Daughter revisits her father’s memorial site

Suzie Jenkins, daughter of Capt. James Kindel, came to Arnold Tuesday to visit the memorial to her dad.

Suzie Jenkins, daughter of Capt. James Kindel, came to Arnold Tuesday to visit the memorial to her dad.

Arnold Air Force Base, Tenn -- Suzie was only four years old. But, she still remembers that cold December day in 1965 when the men in uniform came to her Tullahoma home with the terrible news.
Her father, Capt. James Kindel, was killed by enemy ground fire while flying an unarmed observation plane on a reconnaissance mission in Vietnam.
"I remember very little about my father," Suzie Jenkins explained. "But, I remember the day the people came to tell my mom. I remember her reaction. I remember her running out of the room crying."
Before leaving Arnold AFB for Vietnam, Captain Kindel was a mechanical engineer in the Development Division of DCS/Plans and Technology.
A few months after he was killed, then-AEDC commander Brig. Gen. Lee Gossick, presented seven medals in the captain's honor to his widow, Fran Kindel - the Distinguished Flying Cross, four Air Medals and the Purple Heart. General Gossick also dedicated a memorial in front of what is now the A&E Building and also named the street in front of the headquarters, Kindel Drive, after the captain.
Suzie, her two brothers, Stephen and Dennis, were also at the ceremony.
Tuesday, Suzie came from College Station, Texas, to Arnold to pay respects to her father.

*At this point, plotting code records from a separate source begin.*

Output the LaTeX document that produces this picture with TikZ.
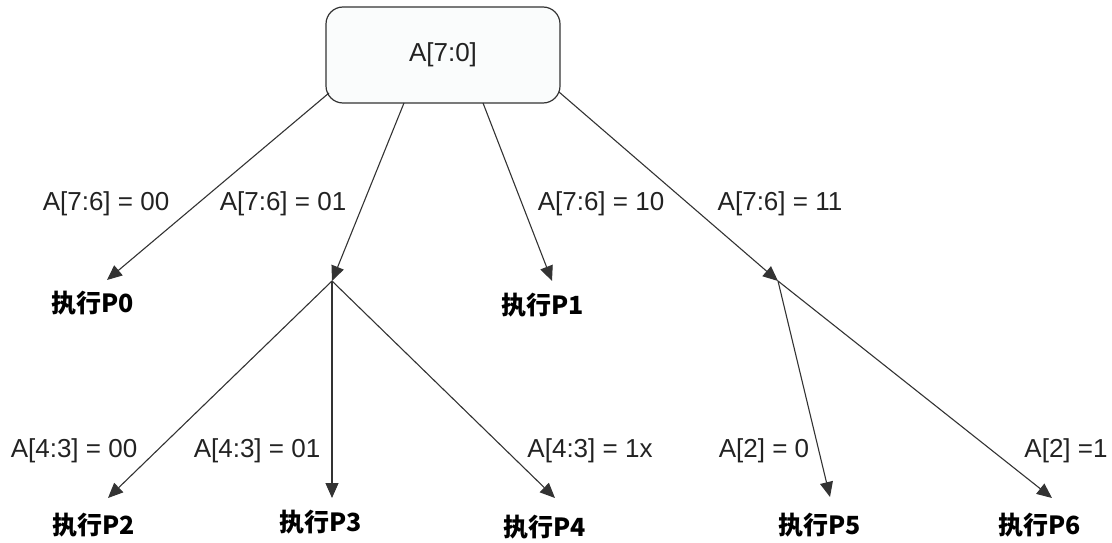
\documentclass[tikz,border=0pt]{standalone}
\usepackage{fontspec}
\setmainfont{Liberation Sans}
\newfontfamily\cjk{Noto Sans CJK SC}
\usetikzlibrary{arrows.meta}
\definecolor{ln}{HTML}{333333}
\definecolor{tx}{HTML}{222222}
\definecolor{boxfill}{HTML}{FAFCFC}
\tikzset{
  conn/.style={draw=ln, line width=1.1pt},
  arr/.style={conn, -{Triangle[length=15pt,width=13pt]}},
  lbl/.style={text=tx, font=\fontsize{26}{30}\selectfont, inner sep=0pt},
  act/.style={text=black, font=\cjk\bfseries\fontsize{25}{30}\selectfont, inner sep=0pt},
  rootbox/.style={draw=ln, line width=1.2pt, fill=boxfill, rounded corners=17pt,
    minimum width=234pt, minimum height=96pt, text=tx, font=\fontsize{26}{30}\selectfont}
}
\begin{document}
\begin{tikzpicture}[x=1pt,y=-1pt]
\useasboundingbox (0,0) rectangle (1112,543);
\node[rootbox] (root) at (443,55) {A[7:0]};
% start points on box border
\coordinate (s0) at (329,93);
\coordinate (s1) at (404,103);
\coordinate (s2) at (483,103);
\coordinate (s3) at (559,92);
% junctions
\coordinate (j1) at (332,281);
\coordinate (j2) at (778,281);
% arrow tips
\coordinate (t0) at (107,280);
\coordinate (t1) at (552,281);
\coordinate (t2) at (108,498);
\coordinate (t3) at (332,498);
\coordinate (t4) at (555,498);
\coordinate (t5) at (830,497);
\coordinate (t6) at (1052,498);
% action nodes
\node[act] (p0) at (93,303) {执行P0};
\node[act] (p1) at (543,305) {执行P1};
\node[act] (p2) at (94,525) {执行P2};
\node[act] (p3) at (321,522) {执行P3};
\node[act] (p4) at (545,527) {执行P4};
\node[act] (p5) at (820,525) {执行P5};
\node[act] (p6) at (1040,525) {执行P6};
% connectors
\draw[arr] (s0) -- (t0);
\draw[arr] (s1) -- (j1);
\draw[arr] (s2) -- (t1);
\draw[arr] (s3) -- (j2);
\draw[arr] (j1) -- (t2);
\draw[arr] (j1) -- (t3);
\draw[arr] (j1) -- (t4);
\draw[arr] (j2) -- (t5);
\draw[arr] (j2) -- (t6);
% labels
\node[lbl] (l0) at (106,204) {A[7:6] = 00};
\node[lbl] (l1) at (283,204) {A[7:6] = 01};
\node[lbl] (l2) at (601,204) {A[7:6] = 10};
\node[lbl] (l3) at (780,204) {A[7:6] = 11};
\node[lbl] (l4) at (74,451) {A[4:3] = 00};
\node[lbl] (l5) at (257,451) {A[4:3] = 01};
\node[lbl] (l6) at (590,451) {A[4:3] = 1x};
\node[lbl] (l7) at (764,451) {A[2] = 0};
\node[lbl] (l8) at (1066,451) {A[2] =1};
\end{tikzpicture}
\end{document}
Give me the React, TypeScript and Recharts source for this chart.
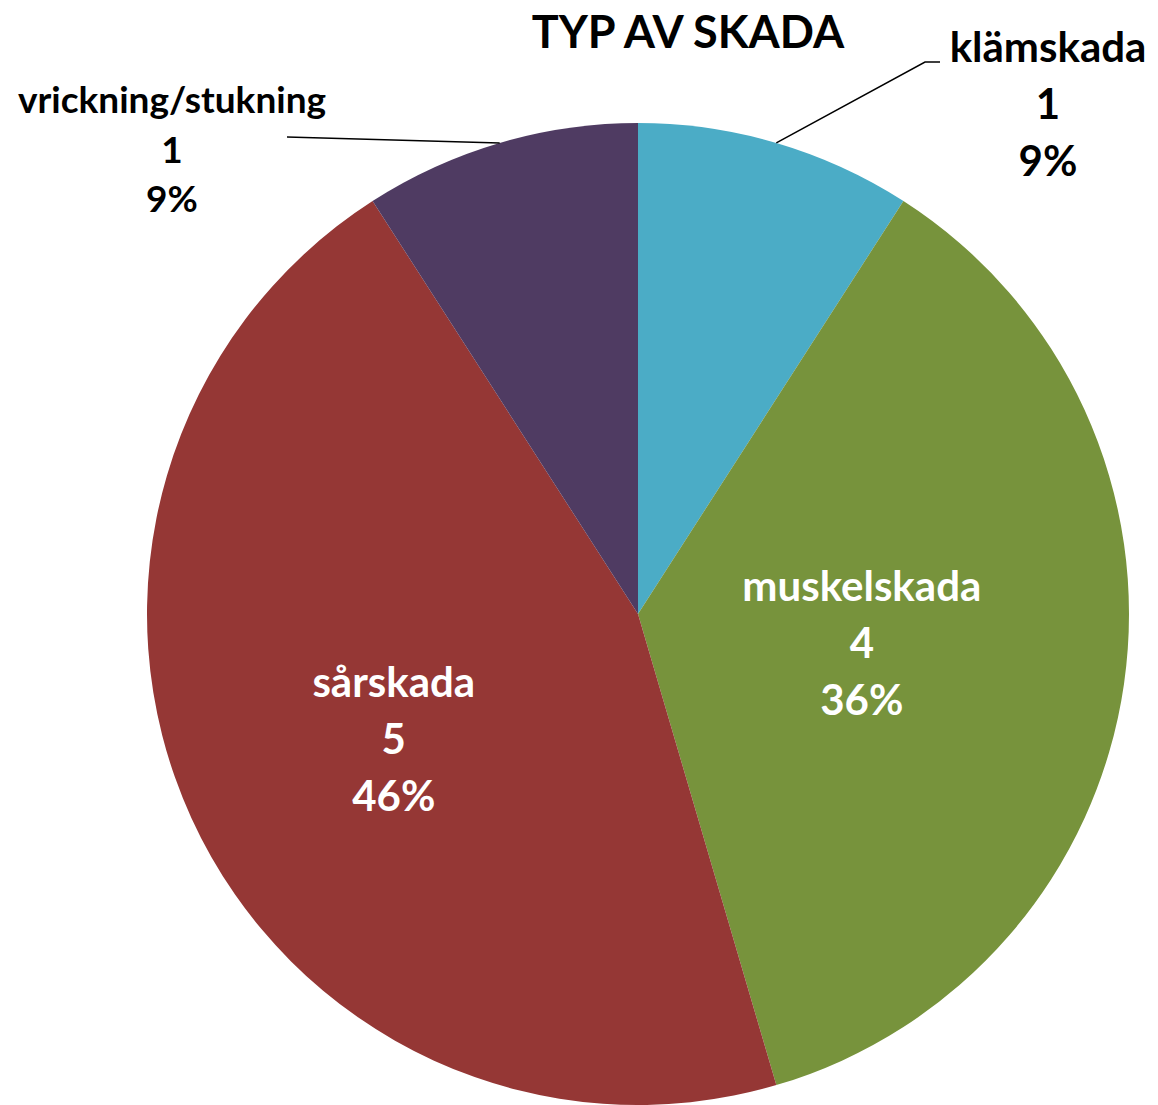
import React from "react";
import { PieChart, Pie, Cell } from "recharts";

const categories = ["klämskada", "muskelskada", "sårskada", "vrickning/stukning"];
const counts = [1, 4, 5, 1];
const percentLabels = ["9%", "36%", "46%", "9%"];
const colors = ["#4BACC6", "#77933C", "#953735", "#4F3B62"];
const title = "TYP AV SKADA";

const data = categories.map((name, i) => ({ name, value: counts[i], pct: percentLabels[i] }));

const FONT = "Lato, 'Open Sans', sans-serif";

// label layout per slice (layout, not data)
const labelLayout = [
  { outside: true, tx: 1048, ty: 62, fs: 42, lh: 57, elbow: [925, 62], end: [940, 62], color: "#000" },
  { outside: false, rf: 0.46, da: 0.5, fs: 42, lh: 57, color: "#fff" },
  { outside: false, rf: 0.56, da: 2.8, fs: 42, lh: 57, color: "#fff" },
  { outside: true, tx: 172, ty: 113, fs: 37, lh: 49.5, elbow: [287, 137], end: [287, 137], color: "#000" },
];

const RAD = Math.PI / 180;

function Lines({ x, y, lh, fs, color, lines }: any) {
  return (
    <>
      {lines.map((t: any, k: number) => (
        <text key={k} x={x} y={y + k * lh} textAnchor="middle" fill={color} fontFamily={FONT} fontWeight={700} fontSize={fs}>
          {t}
        </text>
      ))}
    </>
  );
}

function renderLabel(props: any) {
  const { cx, cy, midAngle, outerRadius, index, name, value, payload } = props;
  const lay = labelLayout[index];
  const pct = (payload && payload.pct) || percentLabels[index];
  const lines = [name, value, pct];
  if (lay.outside) {
    const sx = cx + outerRadius * Math.cos(-midAngle * RAD);
    const sy = cy + outerRadius * Math.sin(-midAngle * RAD);
    const pts = `${sx},${sy} ${lay.elbow[0]},${lay.elbow[1]} ${lay.end[0]},${lay.end[1]}`;
    return (
      <g key={`l-${index}`}>
        <polyline points={pts} fill="none" stroke="#000" strokeWidth={1.5} />
        <Lines x={lay.tx} y={lay.ty} lh={lay.lh} fs={lay.fs} color={lay.color} lines={lines} />
      </g>
    );
  }
  const r = outerRadius * lay.rf;
  const a = midAngle + lay.da;
  const x = cx + r * Math.cos(-a * RAD);
  const y = cy + r * Math.sin(-a * RAD);
  return (
    <g key={`l-${index}`}>
      <Lines x={x} y={y - lay.lh + 14} lh={lay.lh} fs={lay.fs} color={lay.color} lines={lines} />
    </g>
  );
}

export default function App() {
  return (
    <div style={{ position: "absolute", left: 0, top: 0, width: 1158, height: 1105, background: "#fff" }}>
      <PieChart width={1158} height={1105} margin={{ top: 0, right: 0, bottom: 0, left: 0 }}>
        <text x={688} y={48} textAnchor="middle" fontFamily={FONT} fontWeight={700} fontSize={45} fill="#000">
          {title}
        </text>
        <Pie
          data={data}
          dataKey="value"
          nameKey="name"
          cx={638}
          cy={614}
          outerRadius={491}
          startAngle={90}
          endAngle={-270}
          stroke="none"
          labelLine={false}
          label={renderLabel}
          isAnimationActive={false}
        >
          {data.map((d, i) => (
            <Cell key={d.name} fill={colors[i]} />
          ))}
        </Pie>
      </PieChart>
    </div>
  );
}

Although she has made the trip several times since his death, she said it had been nearly 10 years since she was here.
"I have very few memories of my father," she tried to recall. "And I'm not sure if they're actually memories or if people just told me stories so many times that I think I remember them."
That's one of the main reasons she keeps coming back to visit the memorial.
"I do it because I don't have anything really left of my dad," she said. "I have a few little things like the book the Air Force gave my mom when he died. Coming here is just me honoring my dad - because he's looking and he knows that I haven't forgotten.
"They're up there," she said. "They are angels and I have no doubt.
"I was so blessed. My mom remarried another Air Force man and he always taught us about the war [Vietnam] and the sacrifice my father made - the sacrifices military members make. I see all the military as a hero."